[Exercise]:
Print the listing as it stands, omitting all images.

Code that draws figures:
== == ==

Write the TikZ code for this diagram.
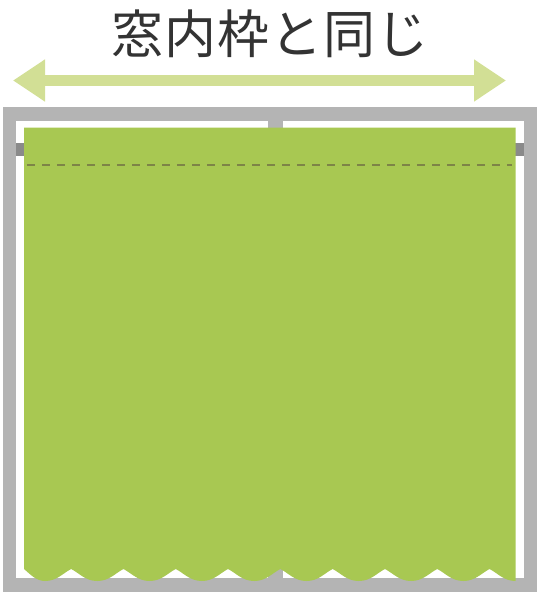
\documentclass[tikz,border=0pt]{standalone}
\usepackage{fontspec}
\newfontfamily\jpfont{Noto Sans CJK JP}
\usetikzlibrary{arrows.meta}
\definecolor{framegray}{HTML}{B4B4B4}
\definecolor{rodgray}{HTML}{8A8A8A}
\definecolor{curtaingreen}{HTML}{A8C852}
\definecolor{arrowgreen}{HTML}{D2DF95}
\definecolor{textgray}{HTML}{333333}
\definecolor{dashcol}{HTML}{7D8447}
\tikzset{
  frame/.style={fill=framegray},
  pane/.style={fill=white},
  rod/.style={fill=rodgray},
  curtain/.style={fill=curtaingreen},
  hemline/.style={draw=dashcol, line width=1.6pt, dash pattern=on 8pt off 7pt},
  widtharrow/.style={draw=arrowgreen, line width=11pt,
    {Triangle[width=40pt,length=32pt]}-{Triangle[width=40pt,length=32pt]}},
  title/.style={font=\jpfont\fontsize{52}{56}\selectfont\addfontfeature{LetterSpace=2}, text=textgray, inner sep=0pt}
}
\begin{document}
\begin{tikzpicture}[x=1pt,y=-1pt]
\useasboundingbox (0,0) rectangle (540,600);
% title
\node[title] (t) at (270,34) {窓内枠と同じ};
% width arrow
\coordinate (aL) at (13,80.5);
\coordinate (aR) at (506,80.5);
\draw[widtharrow] (aL) -- (aR);
% window frame
\fill[frame] (3,107) rectangle (537,592);
\fill[pane] (16,120.5) rectangle (524,578);
\fill[frame] (268,120) rectangle (283,579);
% curtain rod
\fill[rod] (16,143) rectangle (524,156);
% curtain
\fill[curtain] (24,127.5) -- (24,569)
  .. controls (30,574) and (36,581) .. (45,581)
  \foreach \k in {1,...,9} {
    .. controls ({45+52.3*(\k-1)+12},581) and ({45+52.3*\k-26.15-8},573) .. ({45+52.3*\k-26.15},569)
    .. controls ({45+52.3*\k-26.15+8},573) and ({45+52.3*\k-12},581) .. ({45+52.3*\k},581)
  }
  -- (515.7,127.5) -- cycle;
% dashed hem line
\coordinate (d1) at (27,165);
\coordinate (d2) at (512,165);
\draw[hemline] (d1) -- (d2);
\end{tikzpicture}
\end{document}
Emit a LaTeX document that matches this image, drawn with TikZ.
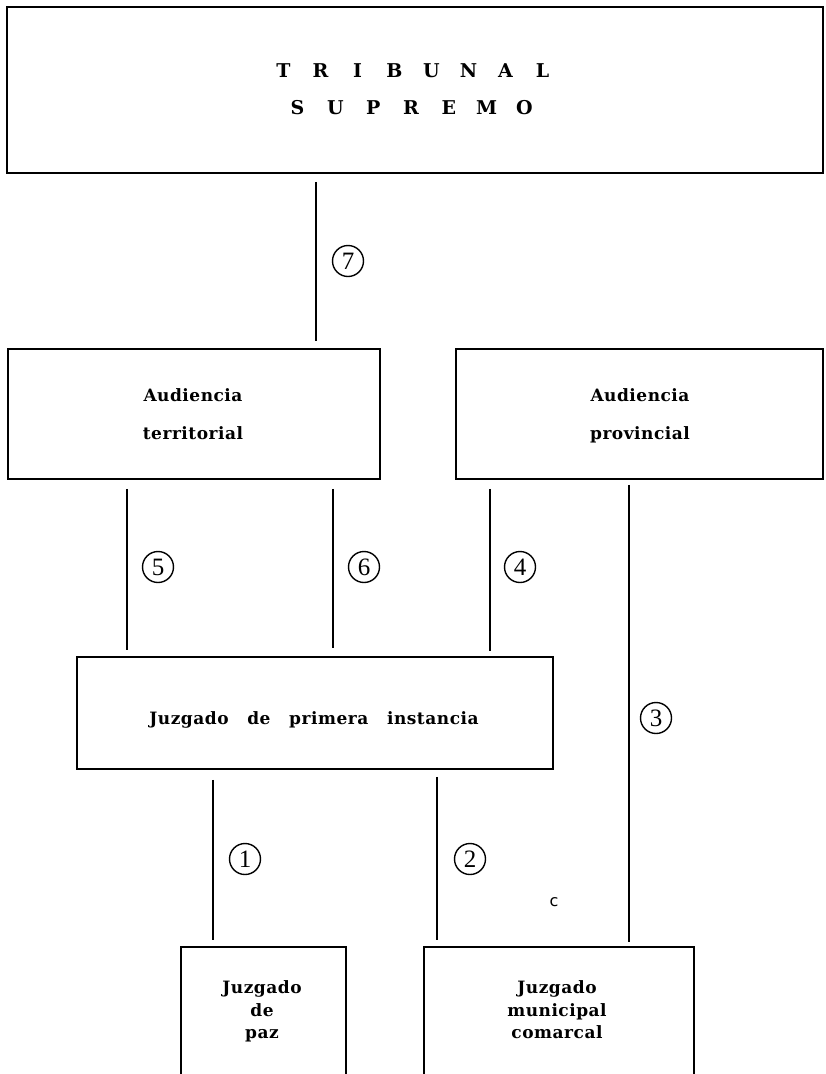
\documentclass[tikz,border=0pt]{standalone}
\usepackage{fontspec}
\setmainfont[LetterSpace=3]{DejaVu Serif}
\newfontfamily\titlefont{DejaVu Serif}
\newfontfamily\numfont{Liberation Serif}
\newfontfamily\cfont{DejaVu Sans}
\newcommand\lbA[1]{\makebox[37pt]{#1}}
\newcommand\lbB[1]{\makebox[37.8pt]{#1}}
\begin{document}
\begin{tikzpicture}[x=1pt,y=-1pt,
  box/.style={draw, line width=1.9pt, inner sep=0pt, anchor=north west},
  conn/.style={line width=1.9pt},
  num/.style={circle, draw, line width=1.4pt, minimum size=31pt, inner sep=0pt,
              font=\numfont\fontsize{25}{25}\selectfont},
  lab/.style={anchor=base, inner sep=0pt, font=\bfseries\fontsize{17}{20}\selectfont},
  title/.style={anchor=base, inner sep=0pt, font=\titlefont\bfseries\fontsize{19}{22}\selectfont}]
\useasboundingbox (0,0) rectangle (826,1074);
% boxes
\node[box, minimum width=816pt, minimum height=166pt] (ts) at (6,6) {};
\node[box, minimum width=372pt, minimum height=130pt] (at) at (7,348) {};
\node[box, minimum width=367pt, minimum height=130pt] (ap) at (455,348) {};
\node[box, minimum width=476pt, minimum height=112pt] (pi) at (76,656) {};
\node[box, minimum width=165pt, minimum height=170pt] (jp) at (180,946) {};
\node[box, minimum width=270pt, minimum height=170pt] (jm) at (423,946) {};
% texts
\node[title] (ts1) at (413,77) {\lbA{T}\lbA{R}\lbA{I}\lbA{B}\lbA{U}\lbA{N}\lbA{A}\lbA{L}};
\node[title] (ts2) at (411,114) {\lbB{S}\lbB{U}\lbB{P}\lbB{R}\lbB{E}\lbB{M}\lbB{O}};
\node[lab] (at1) at (193,401) {Audiencia};
\node[lab] (at2) at (193,439) {territorial};
\node[lab] (ap1) at (640,401) {Audiencia};
\node[lab] (ap2) at (640,439) {provincial};
\node[lab] (pi1) at (314,724) {Juzgado\hspace{1.1em}de\hspace{1.1em}primera\hspace{1.1em}instancia};
\node[lab] (jp1) at (262,993) {Juzgado};
\node[lab] (jp2) at (262,1016) {de};
\node[lab] (jp3) at (262,1038) {paz};
\node[lab] (jm1) at (557,993) {Juzgado};
\node[lab] (jm2) at (557,1016) {municipal};
\node[lab] (jm3) at (557,1038) {comarcal};
\node[font=\cfont\fontsize{16}{16}\selectfont, inner sep=0pt] (cc) at (554,902) {c};
% connector x positions
\coordinate (L7) at (316,0);
\coordinate (L5) at (127,0);
\coordinate (L6) at (333,0);
\coordinate (L4) at (490,0);
\coordinate (L3) at (629,0);
\coordinate (L1) at (213,0);
\coordinate (L2) at (437,0);
% connectors
\draw[conn, shorten <=8pt, shorten >=7pt] (ts.south -| L7) -- (at.north -| L7);
\draw[conn, shorten <=9pt, shorten >=6pt] (at.south -| L5) -- (pi.north -| L5);
\draw[conn, shorten <=9pt, shorten >=8pt] (at.south -| L6) -- (pi.north -| L6);
\draw[conn, shorten <=9pt, shorten >=5pt] (ap.south -| L4) -- (pi.north -| L4);
\draw[conn, shorten <=5pt, shorten >=4pt] (ap.south -| L3) -- (jm.north -| L3);
\draw[conn, shorten <=10pt, shorten >=6pt] (pi.south -| L1) -- (jp.north -| L1);
\draw[conn, shorten <=7pt, shorten >=6pt] (pi.south -| L2) -- (jm.north -| L2);
% circled numbers
\node[num] (n7) at (348,261) {7};
\node[num] (n5) at (158,567) {5};
\node[num] (n6) at (364,567) {6};
\node[num] (n4) at (520,567) {4};
\node[num] (n3) at (656,718) {3};
\node[num] (n1) at (245,859) {1};
\node[num] (n2) at (470,859) {2};
\end{tikzpicture}
\end{document}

== == ==

[Task response]:
Write the TikZ code for this diagram.
\documentclass[tikz,border=0pt]{standalone}
\usepackage{fontspec}
\newfontfamily\jpfont{Noto Sans CJK JP}
\usetikzlibrary{arrows.meta}
\definecolor{framegray}{HTML}{B4B4B4}
\definecolor{rodgray}{HTML}{8A8A8A}
\definecolor{curtaingreen}{HTML}{A8C852}
\definecolor{arrowgreen}{HTML}{D2DF95}
\definecolor{textgray}{HTML}{333333}
\definecolor{dashcol}{HTML}{7D8447}
\tikzset{
  frame/.style={fill=framegray},
  pane/.style={fill=white},
  rod/.style={fill=rodgray},
  curtain/.style={fill=curtaingreen},
  hemline/.style={draw=dashcol, line width=1.6pt, dash pattern=on 8pt off 7pt},
  widtharrow/.style={draw=arrowgreen, line width=11pt,
    {Triangle[width=40pt,length=32pt]}-{Triangle[width=40pt,length=32pt]}},
  title/.style={font=\jpfont\fontsize{52}{56}\selectfont\addfontfeature{LetterSpace=2}, text=textgray, inner sep=0pt}
}
\begin{document}
\begin{tikzpicture}[x=1pt,y=-1pt]
\useasboundingbox (0,0) rectangle (540,600);
% title
\node[title] (t) at (270,34) {窓内枠と同じ};
% width arrow
\coordinate (aL) at (13,80.5);
\coordinate (aR) at (506,80.5);
\draw[widtharrow] (aL) -- (aR);
% window frame
\fill[frame] (3,107) rectangle (537,592);
\fill[pane] (16,120.5) rectangle (524,578);
\fill[frame] (268,120) rectangle (283,579);
% curtain rod
\fill[rod] (16,143) rectangle (524,156);
% curtain
\fill[curtain] (24,127.5) -- (24,569)
  .. controls (30,574) and (36,581) .. (45,581)
  \foreach \k in {1,...,9} {
    .. controls ({45+52.3*(\k-1)+12},581) and ({45+52.3*\k-26.15-8},573) .. ({45+52.3*\k-26.15},569)
    .. controls ({45+52.3*\k-26.15+8},573) and ({45+52.3*\k-12},581) .. ({45+52.3*\k},581)
  }
  -- (515.7,127.5) -- cycle;
% dashed hem line
\coordinate (d1) at (27,165);
\coordinate (d2) at (512,165);
\draw[hemline] (d1) -- (d2);
\end{tikzpicture}
\end{document}
Emit a LaTeX document that matches this image, drawn with TikZ.
\documentclass[tikz,border=0pt]{standalone}
\usepackage{fontspec}
\setmainfont[LetterSpace=3]{DejaVu Serif}
\newfontfamily\titlefont{DejaVu Serif}
\newfontfamily\numfont{Liberation Serif}
\newfontfamily\cfont{DejaVu Sans}
\newcommand\lbA[1]{\makebox[37pt]{#1}}
\newcommand\lbB[1]{\makebox[37.8pt]{#1}}
\begin{document}
\begin{tikzpicture}[x=1pt,y=-1pt,
  box/.style={draw, line width=1.9pt, inner sep=0pt, anchor=north west},
  conn/.style={line width=1.9pt},
  num/.style={circle, draw, line width=1.4pt, minimum size=31pt, inner sep=0pt,
              font=\numfont\fontsize{25}{25}\selectfont},
  lab/.style={anchor=base, inner sep=0pt, font=\bfseries\fontsize{17}{20}\selectfont},
  title/.style={anchor=base, inner sep=0pt, font=\titlefont\bfseries\fontsize{19}{22}\selectfont}]
\useasboundingbox (0,0) rectangle (826,1074);
% boxes
\node[box, minimum width=816pt, minimum height=166pt] (ts) at (6,6) {};
\node[box, minimum width=372pt, minimum height=130pt] (at) at (7,348) {};
\node[box, minimum width=367pt, minimum height=130pt] (ap) at (455,348) {};
\node[box, minimum width=476pt, minimum height=112pt] (pi) at (76,656) {};
\node[box, minimum width=165pt, minimum height=170pt] (jp) at (180,946) {};
\node[box, minimum width=270pt, minimum height=170pt] (jm) at (423,946) {};
% texts
\node[title] (ts1) at (413,77) {\lbA{T}\lbA{R}\lbA{I}\lbA{B}\lbA{U}\lbA{N}\lbA{A}\lbA{L}};
\node[title] (ts2) at (411,114) {\lbB{S}\lbB{U}\lbB{P}\lbB{R}\lbB{E}\lbB{M}\lbB{O}};
\node[lab] (at1) at (193,401) {Audiencia};
\node[lab] (at2) at (193,439) {territorial};
\node[lab] (ap1) at (640,401) {Audiencia};
\node[lab] (ap2) at (640,439) {provincial};
\node[lab] (pi1) at (314,724) {Juzgado\hspace{1.1em}de\hspace{1.1em}primera\hspace{1.1em}instancia};
\node[lab] (jp1) at (262,993) {Juzgado};
\node[lab] (jp2) at (262,1016) {de};
\node[lab] (jp3) at (262,1038) {paz};
\node[lab] (jm1) at (557,993) {Juzgado};
\node[lab] (jm2) at (557,1016) {municipal};
\node[lab] (jm3) at (557,1038) {comarcal};
\node[font=\cfont\fontsize{16}{16}\selectfont, inner sep=0pt] (cc) at (554,902) {c};
% connector x positions
\coordinate (L7) at (316,0);
\coordinate (L5) at (127,0);
\coordinate (L6) at (333,0);
\coordinate (L4) at (490,0);
\coordinate (L3) at (629,0);
\coordinate (L1) at (213,0);
\coordinate (L2) at (437,0);
% connectors
\draw[conn, shorten <=8pt, shorten >=7pt] (ts.south -| L7) -- (at.north -| L7);
\draw[conn, shorten <=9pt, shorten >=6pt] (at.south -| L5) -- (pi.north -| L5);
\draw[conn, shorten <=9pt, shorten >=8pt] (at.south -| L6) -- (pi.north -| L6);
\draw[conn, shorten <=9pt, shorten >=5pt] (ap.south -| L4) -- (pi.north -| L4);
\draw[conn, shorten <=5pt, shorten >=4pt] (ap.south -| L3) -- (jm.north -| L3);
\draw[conn, shorten <=10pt, shorten >=6pt] (pi.south -| L1) -- (jp.north -| L1);
\draw[conn, shorten <=7pt, shorten >=6pt] (pi.south -| L2) -- (jm.north -| L2);
% circled numbers
\node[num] (n7) at (348,261) {7};
\node[num] (n5) at (158,567) {5};
\node[num] (n6) at (364,567) {6};
\node[num] (n4) at (520,567) {4};
\node[num] (n3) at (656,718) {3};
\node[num] (n1) at (245,859) {1};
\node[num] (n2) at (470,859) {2};
\end{tikzpicture}
\end{document}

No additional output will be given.